Nine years later, in 2012, it emerged that the Ministry of Defence police had launched an investigation.
Some 40 troops and a former SAS commanding officer were placed under investigation over the allegations.
The following year, nine of the Iraqi police officers who said they were tortured were awarded around £800,000 in compensation by the MoD after law firm Leigh Day took on the case. The secret payout was arranged by the MoD and the solicitors. Last night it emerged MoD police are preparing a file to hand over to the SPA next month, recommending the soldiers for prosecution.
It is the first time the SPA has been handed a case involving Special Forces in Iraq.
A defence source said: ‘MoD police are preparing to pass files of evidence to the Service Prosecuting Authority in November.’
Only the most serious cases that have a realistic prospect of prosecution are handed to the SPA, the military version of the Crown Prosecution Service.
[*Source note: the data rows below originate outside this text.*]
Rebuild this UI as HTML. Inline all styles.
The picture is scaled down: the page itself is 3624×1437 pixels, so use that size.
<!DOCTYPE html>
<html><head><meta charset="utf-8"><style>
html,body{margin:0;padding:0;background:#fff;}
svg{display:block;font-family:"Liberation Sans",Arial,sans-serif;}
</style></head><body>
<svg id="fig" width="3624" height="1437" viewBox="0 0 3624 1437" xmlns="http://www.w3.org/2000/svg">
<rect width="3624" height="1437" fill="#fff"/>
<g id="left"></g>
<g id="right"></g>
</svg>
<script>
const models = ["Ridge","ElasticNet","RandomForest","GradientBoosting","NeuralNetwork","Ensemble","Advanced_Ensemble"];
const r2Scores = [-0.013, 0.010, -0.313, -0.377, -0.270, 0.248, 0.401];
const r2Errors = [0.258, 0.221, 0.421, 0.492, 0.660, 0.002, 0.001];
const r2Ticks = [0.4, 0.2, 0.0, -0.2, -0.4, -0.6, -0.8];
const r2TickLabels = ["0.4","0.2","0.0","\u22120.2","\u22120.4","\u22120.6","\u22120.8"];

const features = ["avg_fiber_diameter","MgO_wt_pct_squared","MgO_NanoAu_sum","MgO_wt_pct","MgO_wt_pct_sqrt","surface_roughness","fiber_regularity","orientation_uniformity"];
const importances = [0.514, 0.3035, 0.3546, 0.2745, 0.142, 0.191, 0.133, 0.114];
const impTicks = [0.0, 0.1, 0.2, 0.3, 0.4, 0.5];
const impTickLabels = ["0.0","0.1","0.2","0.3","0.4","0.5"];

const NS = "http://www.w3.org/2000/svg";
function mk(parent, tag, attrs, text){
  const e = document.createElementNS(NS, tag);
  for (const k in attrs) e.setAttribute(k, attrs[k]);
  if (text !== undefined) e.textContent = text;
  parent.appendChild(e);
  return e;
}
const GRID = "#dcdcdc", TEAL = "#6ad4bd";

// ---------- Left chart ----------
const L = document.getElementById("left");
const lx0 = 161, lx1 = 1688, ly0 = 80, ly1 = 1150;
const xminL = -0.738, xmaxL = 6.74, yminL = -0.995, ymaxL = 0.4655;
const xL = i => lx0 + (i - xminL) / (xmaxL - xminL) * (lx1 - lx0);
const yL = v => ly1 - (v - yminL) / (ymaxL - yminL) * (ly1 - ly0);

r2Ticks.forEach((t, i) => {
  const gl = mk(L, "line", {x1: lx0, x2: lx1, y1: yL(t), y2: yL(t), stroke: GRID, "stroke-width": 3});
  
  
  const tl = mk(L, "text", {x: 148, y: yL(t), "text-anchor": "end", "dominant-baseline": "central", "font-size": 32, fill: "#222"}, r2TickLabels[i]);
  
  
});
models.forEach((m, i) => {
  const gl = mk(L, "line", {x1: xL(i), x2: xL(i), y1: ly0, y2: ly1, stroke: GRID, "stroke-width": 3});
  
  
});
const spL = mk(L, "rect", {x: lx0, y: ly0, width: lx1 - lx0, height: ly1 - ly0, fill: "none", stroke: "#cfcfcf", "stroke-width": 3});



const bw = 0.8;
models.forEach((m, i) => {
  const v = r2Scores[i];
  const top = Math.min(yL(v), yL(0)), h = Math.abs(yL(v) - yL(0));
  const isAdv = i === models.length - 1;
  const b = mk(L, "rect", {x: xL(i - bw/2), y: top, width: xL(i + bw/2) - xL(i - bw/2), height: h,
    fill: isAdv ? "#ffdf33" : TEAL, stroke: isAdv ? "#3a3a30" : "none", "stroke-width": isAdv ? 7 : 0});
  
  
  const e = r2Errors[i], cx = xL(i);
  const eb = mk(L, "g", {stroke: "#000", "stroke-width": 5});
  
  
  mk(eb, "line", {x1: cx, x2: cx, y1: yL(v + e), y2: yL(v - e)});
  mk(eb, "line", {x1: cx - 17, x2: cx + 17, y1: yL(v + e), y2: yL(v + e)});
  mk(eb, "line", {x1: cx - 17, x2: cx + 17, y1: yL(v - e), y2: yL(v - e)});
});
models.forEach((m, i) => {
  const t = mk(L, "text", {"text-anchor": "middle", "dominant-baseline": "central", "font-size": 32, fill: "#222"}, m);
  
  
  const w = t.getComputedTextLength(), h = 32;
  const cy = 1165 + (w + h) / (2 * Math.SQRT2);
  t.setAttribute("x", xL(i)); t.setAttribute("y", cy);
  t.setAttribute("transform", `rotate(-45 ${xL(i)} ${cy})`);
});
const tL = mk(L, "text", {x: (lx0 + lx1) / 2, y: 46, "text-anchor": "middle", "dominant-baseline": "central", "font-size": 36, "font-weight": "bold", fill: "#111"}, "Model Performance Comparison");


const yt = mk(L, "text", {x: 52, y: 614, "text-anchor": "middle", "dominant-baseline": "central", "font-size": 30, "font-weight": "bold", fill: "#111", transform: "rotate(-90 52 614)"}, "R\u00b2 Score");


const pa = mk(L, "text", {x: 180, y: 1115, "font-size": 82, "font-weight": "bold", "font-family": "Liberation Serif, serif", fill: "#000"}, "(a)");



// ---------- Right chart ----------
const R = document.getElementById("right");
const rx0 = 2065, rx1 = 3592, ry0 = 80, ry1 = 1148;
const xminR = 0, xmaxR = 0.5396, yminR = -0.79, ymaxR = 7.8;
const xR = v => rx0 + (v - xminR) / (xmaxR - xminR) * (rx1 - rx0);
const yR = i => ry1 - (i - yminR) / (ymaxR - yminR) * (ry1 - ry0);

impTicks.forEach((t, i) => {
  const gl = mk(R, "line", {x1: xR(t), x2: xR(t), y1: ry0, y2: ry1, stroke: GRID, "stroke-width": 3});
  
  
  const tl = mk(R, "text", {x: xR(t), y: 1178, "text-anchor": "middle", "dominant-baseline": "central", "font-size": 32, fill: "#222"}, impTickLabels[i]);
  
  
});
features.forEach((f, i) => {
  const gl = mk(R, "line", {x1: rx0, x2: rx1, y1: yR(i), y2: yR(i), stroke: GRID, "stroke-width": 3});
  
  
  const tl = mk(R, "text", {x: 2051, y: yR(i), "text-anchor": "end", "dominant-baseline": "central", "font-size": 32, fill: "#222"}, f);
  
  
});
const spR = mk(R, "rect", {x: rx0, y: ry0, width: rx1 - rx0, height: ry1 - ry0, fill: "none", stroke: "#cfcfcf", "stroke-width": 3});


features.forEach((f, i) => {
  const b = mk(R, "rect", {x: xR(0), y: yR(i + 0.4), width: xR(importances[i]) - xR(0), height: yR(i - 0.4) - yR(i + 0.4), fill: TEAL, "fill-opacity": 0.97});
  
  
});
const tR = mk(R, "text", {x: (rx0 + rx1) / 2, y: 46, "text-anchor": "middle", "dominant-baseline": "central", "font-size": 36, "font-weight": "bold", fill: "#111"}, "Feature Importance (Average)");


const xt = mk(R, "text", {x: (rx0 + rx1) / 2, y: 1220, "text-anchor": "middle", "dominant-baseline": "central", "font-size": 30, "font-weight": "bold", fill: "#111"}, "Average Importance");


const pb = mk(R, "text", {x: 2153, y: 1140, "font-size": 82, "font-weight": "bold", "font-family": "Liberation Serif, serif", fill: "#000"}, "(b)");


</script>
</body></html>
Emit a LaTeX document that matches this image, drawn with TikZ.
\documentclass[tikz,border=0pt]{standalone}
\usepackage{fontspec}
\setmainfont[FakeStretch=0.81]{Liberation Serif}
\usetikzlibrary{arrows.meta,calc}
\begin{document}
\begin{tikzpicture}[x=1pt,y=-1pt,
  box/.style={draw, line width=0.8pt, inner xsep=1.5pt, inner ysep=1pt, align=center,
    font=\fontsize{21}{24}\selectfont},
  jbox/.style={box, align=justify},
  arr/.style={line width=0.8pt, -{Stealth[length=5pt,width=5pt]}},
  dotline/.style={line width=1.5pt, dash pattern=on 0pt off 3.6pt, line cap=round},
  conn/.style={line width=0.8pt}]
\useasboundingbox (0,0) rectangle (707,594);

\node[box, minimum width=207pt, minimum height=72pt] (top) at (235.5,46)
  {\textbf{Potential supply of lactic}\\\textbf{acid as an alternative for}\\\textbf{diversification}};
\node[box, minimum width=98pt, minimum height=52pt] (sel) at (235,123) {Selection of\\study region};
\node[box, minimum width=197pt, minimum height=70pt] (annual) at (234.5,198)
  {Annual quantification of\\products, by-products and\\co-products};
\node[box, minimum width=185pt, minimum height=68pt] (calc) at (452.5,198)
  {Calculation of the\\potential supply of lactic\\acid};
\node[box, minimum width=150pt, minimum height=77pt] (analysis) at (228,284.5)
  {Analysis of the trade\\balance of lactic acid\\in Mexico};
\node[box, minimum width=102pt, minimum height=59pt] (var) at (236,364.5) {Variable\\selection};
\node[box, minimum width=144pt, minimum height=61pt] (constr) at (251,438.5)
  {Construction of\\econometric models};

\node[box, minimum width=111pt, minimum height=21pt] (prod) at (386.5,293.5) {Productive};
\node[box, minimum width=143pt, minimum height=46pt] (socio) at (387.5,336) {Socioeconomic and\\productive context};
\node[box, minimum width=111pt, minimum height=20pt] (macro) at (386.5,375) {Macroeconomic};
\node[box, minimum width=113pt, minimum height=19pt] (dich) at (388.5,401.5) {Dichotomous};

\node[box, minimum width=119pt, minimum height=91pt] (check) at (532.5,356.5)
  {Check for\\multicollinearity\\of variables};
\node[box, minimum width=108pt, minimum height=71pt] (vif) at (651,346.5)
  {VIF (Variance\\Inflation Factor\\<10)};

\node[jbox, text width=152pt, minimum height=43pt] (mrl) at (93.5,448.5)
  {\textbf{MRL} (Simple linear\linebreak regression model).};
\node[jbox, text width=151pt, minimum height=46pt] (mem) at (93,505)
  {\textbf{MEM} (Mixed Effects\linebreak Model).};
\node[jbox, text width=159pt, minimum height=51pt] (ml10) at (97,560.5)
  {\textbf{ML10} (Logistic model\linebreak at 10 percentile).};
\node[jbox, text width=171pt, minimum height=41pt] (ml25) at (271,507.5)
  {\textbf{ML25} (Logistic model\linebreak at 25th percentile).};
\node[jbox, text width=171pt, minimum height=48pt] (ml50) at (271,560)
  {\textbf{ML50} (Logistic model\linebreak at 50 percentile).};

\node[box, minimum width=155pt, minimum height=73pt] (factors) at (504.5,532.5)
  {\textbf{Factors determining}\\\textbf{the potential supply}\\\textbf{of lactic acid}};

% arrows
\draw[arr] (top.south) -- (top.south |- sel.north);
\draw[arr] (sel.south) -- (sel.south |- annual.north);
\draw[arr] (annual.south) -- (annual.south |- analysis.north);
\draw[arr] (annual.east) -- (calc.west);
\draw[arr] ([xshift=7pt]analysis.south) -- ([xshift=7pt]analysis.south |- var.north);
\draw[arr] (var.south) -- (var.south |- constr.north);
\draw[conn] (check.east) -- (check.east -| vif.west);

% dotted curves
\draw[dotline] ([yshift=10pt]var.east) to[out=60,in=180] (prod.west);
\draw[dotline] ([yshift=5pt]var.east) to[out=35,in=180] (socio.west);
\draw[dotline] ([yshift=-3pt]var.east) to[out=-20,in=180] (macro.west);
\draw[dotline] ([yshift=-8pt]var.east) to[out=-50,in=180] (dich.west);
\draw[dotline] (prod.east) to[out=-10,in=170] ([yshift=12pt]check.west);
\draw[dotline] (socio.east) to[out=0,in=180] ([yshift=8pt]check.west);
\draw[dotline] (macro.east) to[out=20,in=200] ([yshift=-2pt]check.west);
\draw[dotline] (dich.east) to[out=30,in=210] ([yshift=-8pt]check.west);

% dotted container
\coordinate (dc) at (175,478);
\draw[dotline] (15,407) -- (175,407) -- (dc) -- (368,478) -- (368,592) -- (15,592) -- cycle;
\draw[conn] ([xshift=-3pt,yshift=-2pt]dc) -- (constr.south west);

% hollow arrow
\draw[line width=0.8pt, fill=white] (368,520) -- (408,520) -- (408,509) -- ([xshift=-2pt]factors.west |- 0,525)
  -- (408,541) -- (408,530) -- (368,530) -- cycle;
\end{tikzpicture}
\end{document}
Corporal Simon Miller was shot 34 times in the slaughter. His grieving parents have spent the last 13 years fighting for justice.
Last night they said they were ‘disgusted’ at the treatment of the SAS soldiers.
His father John Miller, 64, of Washington, Tyne and Wear, said: ‘ We are inconsolable. These SAS soldiers are heroes who tried to find my son’s killers. Where is our justice?
‘Where is the justice for my son? This is beyond comprehension, these SAS guys were trying to do their job.
‘All of these investigations against our troops and nobody has done anything to find the murderers of British soldiers, including our son.
‘They washed their hands of my son’s case and have done nothing. Six people were slaughtered, executed, including my son.
‘Who is going to be prepared to face any future enemy when this happens to them?’